ローマ法王フランシスコが5月22日のミサで、「無神論者も、善行を行うならば、カソリック教徒と同程度に善人である」「あなたが何を信じようと、あるいは信じなくとも、主はキリストの血によって、我々すべてをお救いになった。カトリック信者のみならず、すべての人を。無神論者さえも」と語った。

法王は、キリスト教各派やユダヤ教、イスラム教などの他宗教・他宗派の聖職者との会見によって宗教間対話を推進する方針を表明し、すでに東方正教会のトップやエジプトのコプト正教会の法王との会談を実現させている。さらにバチカンと外交関係を持たない無神論国家である中国とも、対話や関係改善を進める用意があることまで表明しているが、今回のミサでは、個人の思想レベルで無神論者に救済の門戸を広げたことになる。

この発言は、ネット上でも世界中で議論を呼び、「無神論者や不可知論者でも天国に行けるのか?」という問いかけが相次いだため、翌日、法王庁の報道官が「救済の対象にならない人は誰もいない」という談話を発表すると共に、「法王には救済の本質についての神学的論争をあおる意図はなかった」と補足説明した。
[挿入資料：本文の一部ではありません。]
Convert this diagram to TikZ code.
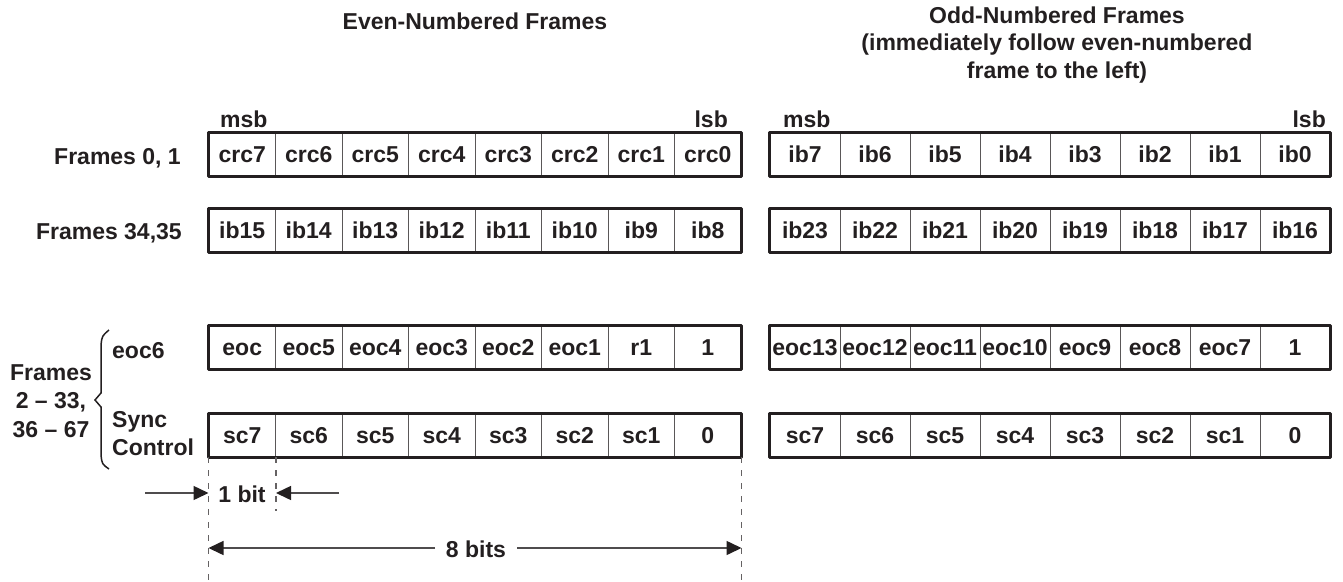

法王は就任後、妊娠中絶反対の立場は堅持しているが、離婚や避妊、神父の妻帯を許すことや、同性婚について教会婚は許さないまでも、異性間の結婚と同様の法的地位を認める「シビル・ユニオン」は許容するのではないかとみられている。

確かに「分け隔てなく隣人を愛する」という姿勢は、イエスの教えに通じるように思われる。しかし、神仏の存在や、天国・地獄といったあの世があることを信じていなければ、死後、スムーズに天国に還ることが難しいのが霊的世界の現実だ。つまり、無神論者や唯物論者は、すぐさま神によって救済され、天国に迎え入れられることは難しい。

「貧しい者のための質素な教会」を目指す現ローマ法王は、世界の貧困問題を最重要課題としているが、無神論、唯物論をそのまま許容するならば、マルクスの共産主義思想と何ら変らはない。救済の門戸を無闇に広げるのではなく、やはりキリスト教の教えが現代社会に生きる人たちを本当に救えるのかどうかを考えなければならないだろう。(宮)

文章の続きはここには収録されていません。